Before his death, Abu Musab al-Zarqawi had recruited hundreds of people who received terrorist training in Iraq and then returned to their home countries to await orders, The New York Times reported in Sunday editions.
/ Source: Reuters

Before his death, Abu Musab al-Zarqawi had recruited hundreds of people who received terrorist training in Iraq and then returned to their home countries to await orders, The New York Times reported in Sunday editions.

Citing high-ranking security officials in Jordan, the Times said that in addition to recruiting volunteers and suicide bombers to fight in Iraq, Zarqawi had recruited some 300 people who received terrorist training in Iraq before returning home to await orders to carry out strikes.

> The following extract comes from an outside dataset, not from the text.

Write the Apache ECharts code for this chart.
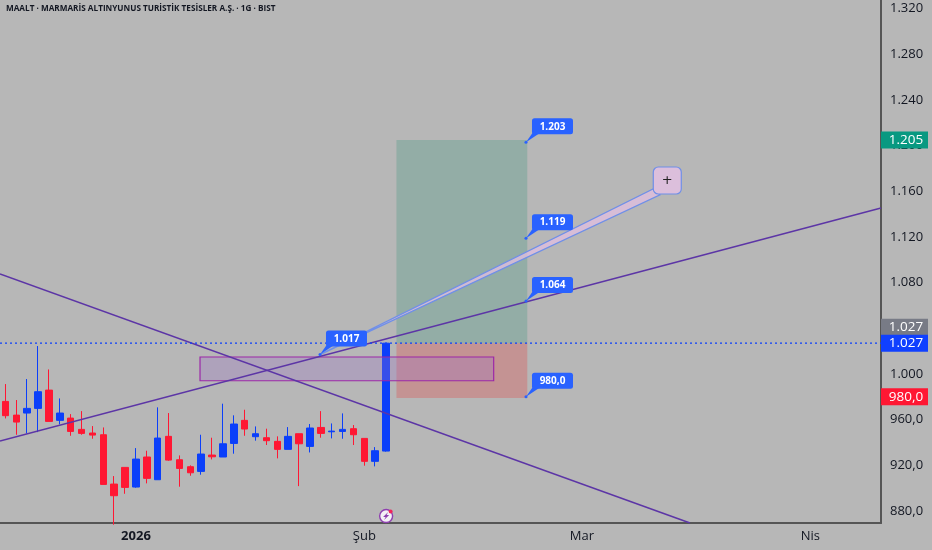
<!DOCTYPE html>
<html>
<head>
<meta charset="utf-8">
<title>MAALT</title>
<script src="https://cdn.jsdelivr.net/npm/echarts@6/dist/echarts.min.js"></script>
<style>
	html, body { margin: 0; padding: 0; background: #b7b7b7; }
	#main { width: 932px; height: 550px; }
</style>
</head>
<body>
<div id="main"></div>
<script>
var titleText = 'MAALT · MARMARİS ALTINYUNUS TURİSTİK TESİSLER A.Ş. · 1G · BIST';

// candles
var opens  = [976, 964, 965.8, 969.9, 985.9, 959.4, 961.4, 951.5, 948.3, 946.8, 903.6, 918.2, 901, 927.3, 907.4, 945.4, 924.9, 918.8, 914.7, 929, 927.3, 939.2, 959.4, 945.1, 944.2, 941, 934, 947.7, 936.6, 953.2, 949.4, 949.7, 952.1, 943.6, 923.5, 932.5];
var closes = [963.5, 957.9, 969.9, 984.5, 958.5, 965.8, 949.7, 948, 946.5, 903.3, 893.4, 900.7, 925.5, 908.6, 943.9, 924.6, 917.3, 913.5, 929.9, 927.5, 938.9, 956.2, 951.8, 947.7, 941.6, 934, 945.4, 938.9, 952.7, 948, 950, 951.5, 946.8, 923.5, 932.8, 1027];
var lows   = [961.1, 946.8, 948, 949.1, 958.5, 955.9, 945.9, 946.8, 943.3, 903.3, 868, 895.1, 900.4, 904.2, 907.4, 924, 901.3, 910.9, 911.8, 925.2, 927.3, 930.2, 945.9, 941.6, 937.8, 926.1, 934, 901.8, 931.3, 944.2, 943.6, 943.3, 937.8, 919.7, 919.1, 932];
var highs  = [991.2, 977.2, 995.6, 1024.5, 1004, 978.6, 964.9, 967.5, 954.4, 953.2, 910.6, 918.2, 935.1, 932.8, 970.8, 965.8, 928.7, 920, 946.8, 944.2, 974, 963.8, 968.7, 954.1, 952.1, 945.4, 953.5, 947.7, 956.2, 967.5, 956.7, 965.5, 955.3, 943.6, 936, 1027];

// 81 daily slots, only the month starts carry a label
var categories = [
	'', '', '', '', '', '', '', '', '', '', '', '', '2026', '', '', '', '', '', '', '', '', '',
	'', '', '', '', '', '', '', '', '', '', '', 'Şub', '', '', '', '', '', '', '', '', '', '',
	'', '', '', '', '', '', '', '', '', 'Mar', '', '', '', '', '', '', '', '', '', '', '', '',
	'', '', '', '', '', '', '', '', 'Nis', '', '', '', '', '', ''
];
var priceTicks = [880, 920, 960, 1000, 1040, 1080, 1120, 1160, 1200, 1240, 1280, 1320];

// drawings, x is in candle slots from the left edge
var riseLineX = [0, 81];
var riseLineY = [941.3, 1145.4];
var fallLineX = [0, 63.44];
var fallLineY = [1087.6, 869.5];
var lastPrice = 1027;
var zoneX = [18.39, 45.39];
var zoneY = [994.1, 1014.9];
var boxX = [36.45, 48.48];
var targetPrice = 1205;
var stopPrice = 979;
var wedgeX = [29.42, 60.04, 60.68];
var wedgeY = [1017, 1162, 1157];
var noteX = 61.35;
var noteY = 1169.5;
var calloutX = [48.36, 48.36, 48.36, 29.42, 48.36];
var calloutY = [1203, 1119, 1064, 1017, 980];
var calloutText = ['1.203', '1.119', '1.064', '1.017', '980,0'];
var tagY = [1205, 1027, 1027, 980];
var tagText = ['1.205', '1.027', '1.027', '980,0'];
var boltIndex = 35;
var boltPrice = 875.6;

var BLUE = '#0b3ffa', RED = '#ff1733', PURPLE = '#5c35a6';
var tagColors = ['#089981', '#787b86', '#1040ff', '#ff1733'];
var tagShift = [0, -16, 0, 0];
var axisFont = '500 13.5px "Open Sans"';

function priceLabel(v){
	if(v >= 1000){
		return Math.floor(v / 1000) + '.' + ('00' + (v % 1000)).slice(-3);
	}
	return v + ',0';
}

// one filled shape per custom series, corners given in axis values
function polygonSeries(xs, ys, fill, stroke, z){
	return {
		type: 'custom',
		xAxisIndex: 1,
		z: z,
		silent: true,
		clip: true,
		data: [[xs[0], ys[0]]],
		renderItem: function(params, api){
			var pts = [];
			for(var i = 0; i < xs.length; i++){
				pts.push(api.coord([xs[i], ys[i]]));
			}
			return {
				type: 'polygon',
				shape: { points: pts },
				style: { fill: fill, stroke: stroke, lineWidth: stroke ? 1.2 : 0 }
			};
		}
	};
}

function lineSeries(xs, ys, color, width, dash, z){
	var pts = [];
	for(var i = 0; i < xs.length; i++){
		pts.push([xs[i], ys[i]]);
	}
	return {
		type: 'line',
		xAxisIndex: 1,
		z: z,
		silent: true,
		showSymbol: false,
		data: pts,
		lineStyle: { color: color, width: width, type: dash }
	};
}

var candleData = [];
for(var i = 0; i < opens.length; i++){
	candleData.push([opens[i], closes[i], lows[i], highs[i]]);
}

var calloutData = [];
for(var c = 0; c < calloutX.length; c++){
	calloutData.push([calloutX[c], calloutY[c], c]);
}

var tagData = [];
for(var t = 0; t < tagY.length; t++){
	tagData.push([0, tagY[t], t]);
}

var option = {
	animation: false,
	backgroundColor: '#b7b7b7',
	title: {
		text: titleText,
		left: 6,
		top: 5,
		padding: 0,
		textStyle: { fontFamily: 'Open Sans', fontSize: 8.2, fontWeight: 'bold', color: '#131722' }
	},
	grid: { left: 0, top: 0, right: 51, bottom: 27 },
	xAxis: [
		{
			type: 'category',
			data: categories,
			boundaryGap: true,
			axisLine: { lineStyle: { color: '#555', width: 2 } },
			axisTick: { show: false },
			splitLine: { show: false },
			axisLabel: {
				interval: function(index, value){ return value !== ''; },
				hideOverlap: false,
				margin: 7,
				color: '#131722',
				fontFamily: 'Open Sans',
				fontWeight: 500,
				fontSize: 13,
				formatter: function(value){
					return value === '2026' ? '{b|' + value + '}' : value;
				},
				rich: { b: { fontFamily: 'Open Sans', fontSize: 13, fontWeight: 'bold', color: '#131722' } }
			}
		},
		{ type: 'value', min: 0, max: 81, show: false, splitLine: { show: false } }
	],
	yAxis: {
		type: 'value',
		position: 'right',
		min: 869.5,
		max: 1327.6,
		scale: true,
		axisLine: { show: true, onZero: false, lineStyle: { color: '#555', width: 2 } },
		axisTick: { show: false },
		splitLine: { show: false },
		axisLabel: {
			customValues: priceTicks,
			margin: 9,
			color: '#131722',
			fontFamily: 'Open Sans',
			fontWeight: 500,
			fontSize: 13,
			formatter: priceLabel
		}
	},
	series: [
		{
			type: 'candlestick',
			z: 3,
			silent: true,
			barWidth: 7,
			data: candleData,
			itemStyle: { color: BLUE, color0: RED, borderColor: BLUE, borderColor0: RED, borderWidth: 1 }
		},
		polygonSeries([boxX[0], boxX[1], boxX[1], boxX[0]], [lastPrice, lastPrice, targetPrice, targetPrice], 'rgba(66,153,130,0.3)', null, 2),
		polygonSeries([boxX[0], boxX[1], boxX[1], boxX[0]], [stopPrice, stopPrice, lastPrice, lastPrice], 'rgba(227,67,67,0.3)', null, 2),
		polygonSeries([zoneX[0], zoneX[1], zoneX[1], zoneX[0]], [zoneY[0], zoneY[0], zoneY[1], zoneY[1]], 'rgba(156,115,200,0.3)', '#9c27a8', 4),
		lineSeries(riseLineX, riseLineY, PURPLE, 1.5, 'solid', 5),
		lineSeries(fallLineX, fallLineY, PURPLE, 1.5, 'solid', 5),
		lineSeries([0, 81], [lastPrice, lastPrice], BLUE, 1.3, [2, 3], 5),
		polygonSeries(wedgeX, wedgeY, 'rgba(222,190,222,0.8)', '#6f8fe8', 6),
		{
			// the + note at the end of the wedge
			type: 'custom',
			xAxisIndex: 1,
			z: 7,
			silent: true,
			data: [[noteX, noteY]],
			renderItem: function(params, api){
				var p = api.coord([api.value(0), api.value(1)]);
				return {
					type: 'group',
					children: [
						{ type: 'rect', shape: { x: p[0] - 14, y: p[1] - 13.5, width: 28, height: 27, r: 5 }, style: { fill: '#dcbfdc', stroke: '#6f8fe8', lineWidth: 1.2 } },
						{ type: 'text', style: { x: p[0], y: p[1], text: '+', fill: '#222', font: '13px "DejaVu Sans"', align: 'center', verticalAlign: 'middle' } }
					]
				};
			}
		},
		{
			type: 'custom',
			xAxisIndex: 1,
			z: 8,
			silent: true,
			data: calloutData,
			renderItem: function(params, api){
				var p = api.coord([api.value(0), api.value(1)]);
				var label = calloutText[api.value(2)];
				return {
					type: 'group',
					children: [
						{ type: 'circle', shape: { cx: p[0], cy: p[1], r: 1.5 }, style: { fill: '#2962ff' } },
						{ type: 'polygon', shape: { points: [p, [p[0] + 7, p[1] - 10], [p[0] + 15, p[1] - 10]] }, style: { fill: '#2962ff' } },
						{ type: 'rect', shape: { x: p[0] + 6, y: p[1] - 24, width: 41, height: 16, r: 2.5 }, style: { fill: '#2962ff' } },
						{ type: 'text', style: { x: p[0] + 26.5, y: p[1] - 15.5, text: label, fill: '#fff', font: 'bold 10px "Open Sans"', align: 'center', verticalAlign: 'middle' } }
					]
				};
			}
		},
		{
			// price tags on the axis
			type: 'custom',
			xAxisIndex: 1,
			z: 9,
			silent: true,
			clip: false,
			data: tagData,
			renderItem: function(params, api){
				var n = api.value(2);
				var y = api.coord([0, api.value(1)])[1] + tagShift[n];
				return {
					type: 'group',
					children: [
						{ type: 'rect', shape: { x: 881, y: y - 8.5, width: 47, height: 17 }, style: { fill: tagColors[n] } },
						{ type: 'text', style: { x: 906, y: y, text: tagText[n], fill: '#fff', font: axisFont, align: 'center', verticalAlign: 'middle' } }
					]
				};
			}
		},
		{
			// earnings mark under the last candle
			type: 'custom',
			z: 9,
			silent: true,
			clip: false,
			data: [[boltIndex, boltPrice]],
			renderItem: function(params, api){
				var p = api.coord([api.value(0), api.value(1)]);
				return {
					type: 'group',
					children: [
						{ type: 'circle', shape: { cx: p[0], cy: p[1], r: 6.5 }, style: { fill: '#f4f0f6', stroke: '#8e3fb0', lineWidth: 1.4 } },
						{ type: 'polygon', shape: { points: [[p[0] + 2, p[1] - 4], [p[0] - 3, p[1] + 1], [p[0] - 0.5, p[1] + 1], [p[0] - 2, p[1] + 4], [p[0] + 3, p[1] - 1], [p[0] + 0.5, p[1] - 1]] }, style: { fill: '#8e3fb0' } },
						{ type: 'circle', shape: { cx: p[0] + 4.5, cy: p[1] - 4.5, r: 2 }, style: { fill: '#f0245c' } }
					]
				};
			}
		}
	]
};

var myChart = echarts.init(document.getElementById('main'));
myChart.setOption(option);
</script>
</body>
</html>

Zarqawi was killed in an air strike by U.S. warplanes on a village north of Baghdad on Wednesday.

The Jordanians’ assessment of Zarqawi’s reach was the first to offer firm numbers and details about such training, the Times said.

The officials all spoke on condition that they not be identified due to the covert nature of their work.

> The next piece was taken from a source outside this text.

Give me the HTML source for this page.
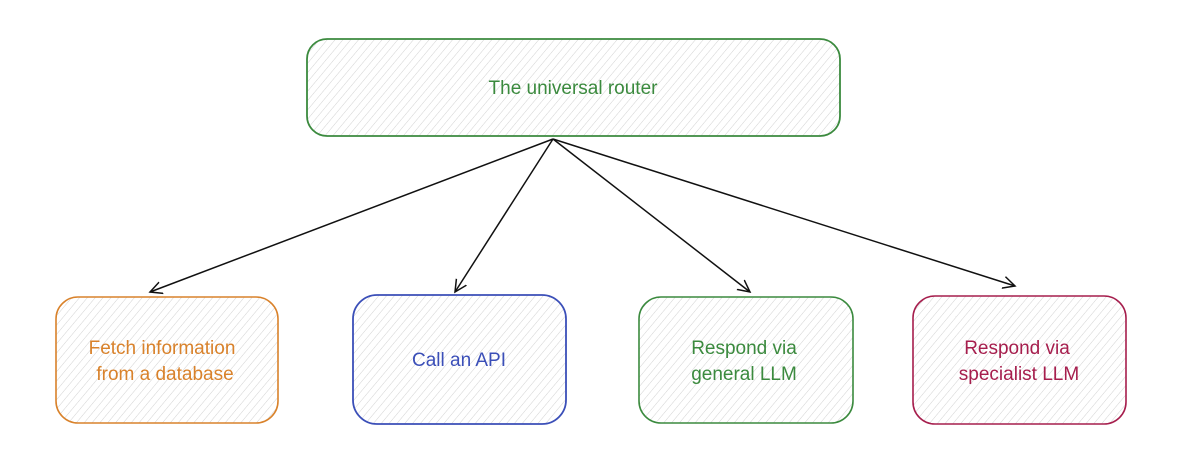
<!DOCTYPE html>
<html><head><meta charset="utf-8"><style>
html,body{margin:0;padding:0;background:#fff;}
svg{display:block;}
text{font-family:"Liberation Sans",sans-serif;font-size:19px;text-anchor:middle;}
</style></head><body>
<svg width="1200" height="473" viewBox="0 0 1200 473" xmlns="http://www.w3.org/2000/svg">
<defs>
<pattern id="h" width="6" height="6" patternUnits="userSpaceOnUse" patternTransform="rotate(40)">
<line x1="0" y1="0" x2="0" y2="6" stroke="#d2d2d2" stroke-width="1"/>
</pattern>
<marker id="a" markerWidth="14" markerHeight="14" refX="12" refY="7" orient="auto" markerUnits="userSpaceOnUse">
<path d="M0,1 L12,7 L0,13" fill="none" stroke="#111" stroke-width="1.5"/>
</marker>
</defs>
<rect x="307" y="39" width="533" height="97" rx="20" fill="url(#h)" stroke="#3b8a3e" stroke-width="1.8"/>
<text x="573" y="94" fill="#3b8a3e" font-size="21">The universal router</text>

<g stroke="#111" stroke-width="1.5" fill="none" marker-end="url(#a)">
<line x1="553" y1="139" x2="150" y2="292"/>
<line x1="553" y1="139" x2="455" y2="292"/>
<line x1="553" y1="139" x2="750" y2="292"/>
<line x1="553" y1="139" x2="1015" y2="286"/>
</g>

<rect x="56" y="297" width="222" height="126" rx="22" fill="url(#h)" stroke="#d9822b" stroke-width="1.6"/>
<text x="162" y="354" fill="#d9822b">Fetch information</text>
<text x="165" y="380" fill="#d9822b">from a database</text>

<rect x="353" y="295" width="213" height="129" rx="24" fill="url(#h)" stroke="#3b4fb8" stroke-width="1.8"/>
<text x="459" y="366" fill="#3b4fb8">Call an API</text>

<rect x="639" y="297" width="214" height="126" rx="22" fill="url(#h)" stroke="#3b8a3e" stroke-width="1.6"/>
<text x="744" y="354" fill="#3b8a3e">Respond via</text>
<text x="744" y="380" fill="#3b8a3e">general LLM</text>

<rect x="913" y="296" width="213" height="128" rx="22" fill="url(#h)" stroke="#a61e4d" stroke-width="1.6"/>
<text x="1017" y="354" fill="#a61e4d">Respond via</text>
<text x="1019" y="380" fill="#a61e4d">specialist LLM</text>
</svg>
</body></html>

Awaiting orders in Europe?
While U.S. counterterrorism officials said they too had seen movement of terrorists from other countries including Saudi Arabia and Egypt into Iraq for training under Zarqawi and his associates, they said they believed the number of those trained and sent home to await orders was probably significantly lower than 300, the Times said.

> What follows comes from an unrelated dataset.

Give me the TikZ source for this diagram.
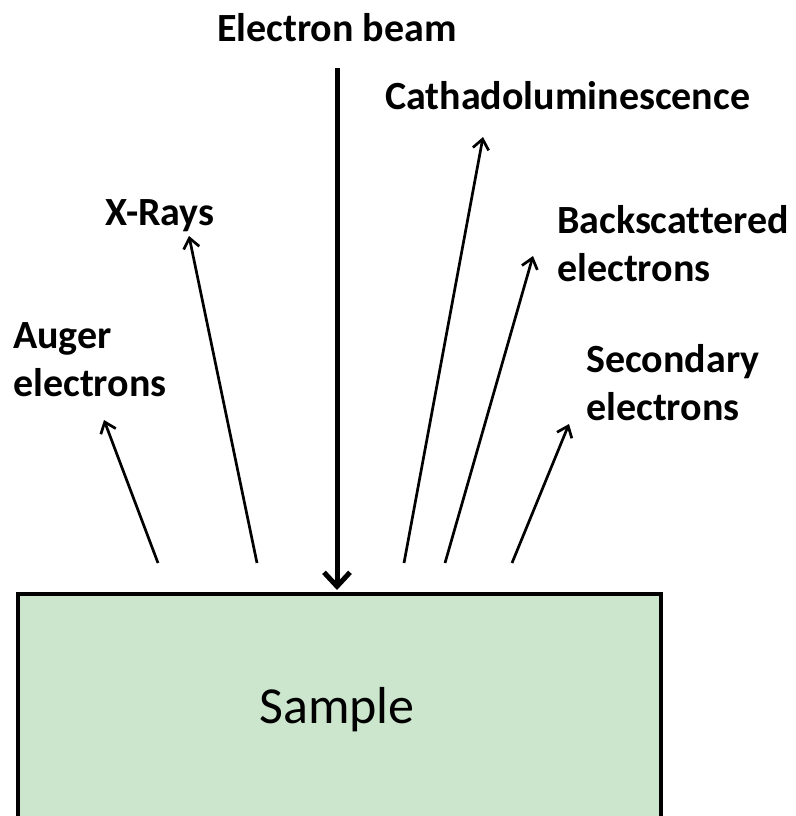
\documentclass[tikz,border=0pt]{standalone}
\usepackage{fontspec}
\setmainfont{Carlito}[Ligatures=NoCommon]
\usetikzlibrary{arrows.meta}
\definecolor{samplegreen}{RGB}{204,230,205}
\begin{document}
\begin{tikzpicture}[x=1pt,y=-1pt,
  lbl/.style={font=\fontsize{40}{48}\selectfont\bfseries, inner sep=0pt, align=left, anchor=base west},
  emit/.style={line width=2.7pt, -{Straight Barb[length=10pt,width=16pt,line width=2.7pt]}},
  beam/.style={line width=5pt, -{Straight Barb[length=14pt,width=26pt,line width=5pt]}}]
\useasboundingbox (0,0) rectangle (795,816);
\node[draw, line width=4pt, fill=samplegreen, minimum width=643pt, minimum height=240pt, anchor=north west, inner sep=0pt] (sample) at (16,592) {};
\node[font=\fontsize{52}{60}\selectfont, inner sep=0pt, anchor=base] (samplelbl) at (337,723) {Sample};
\node[lbl, anchor=base] (beamlbl) at (337,42) {Electron beam};
\node[lbl] (cath) at (385,109) {Cathadoluminescence};
\node[lbl] (xray) at (105,225) {X-Rays};
\node[lbl] (back) at (557,281) {Backscattered\\electrons};
\node[lbl] (auger) at (13,396) {Auger\\electrons};
\node[lbl] (sec) at (586,420) {Secondary\\electrons};
\coordinate (bs) at (337,68);
\coordinate (be) at (337,590);
\draw[beam] (bs) -- (be);
\coordinate (a0) at (158,563); \coordinate (a1) at (104,420);
\coordinate (x0) at (257,563); \coordinate (x1) at (189,236);
\coordinate (c0) at (404,563); \coordinate (c1) at (483,137);
\coordinate (k0) at (445,563); \coordinate (k1) at (533,256);
\coordinate (s0) at (512,563); \coordinate (s1) at (569,424);
\draw[emit] (a0) -- (a1);
\draw[emit] (x0) -- (x1);
\draw[emit] (c0) -- (c1);
\draw[emit] (k0) -- (k1);
\draw[emit] (s0) -- (s1);
\end{tikzpicture}
\end{document}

“My sense is that the next step might have been mobilizing his recruitment networks to attack Europeans,” the Times quoted Steven Simon, a former National Security Council staff member now at the Council on Foreign Relations, as saying. “That’s one reason I think his death makes a difference.”

The Times said that Jordanian intelligence officials had been particularly focused on Zarqawi, who was born there. Their scrutiny increased after he took credit for sending suicide bombers into three Jordan hotels last December, killing dozens, it said.

Efforts to supercede al-Qaida
The officials said Zarqawi had managed to set up logistical operations in Syria, Iran and Libya that funneled volunteers into Iraq, and that as the insurgency became increasingly driven by Iraqis, he wanted to spread it global reach and mount a challenge to Osama bin Laden and al-Qaida second-in-command Ayman al-Zawahri as the leader of a global terrorist war.

European authorities have identified dozens of young militant Muslim men who have either left to fight in Iraq or were prevented from doing so, and U.S. forces in Iraq have at least three French nationals among the dozens of foreign fighters they have captured there, the Times said.

German authorities also have arrested 18 suspected members of Ansar al Islam and the Zarqawi network since December 2004, including three Iraqis charged with plotting to assassinate former Iraqi Prime Minister Ayad Allawi during a visit to Germany last year.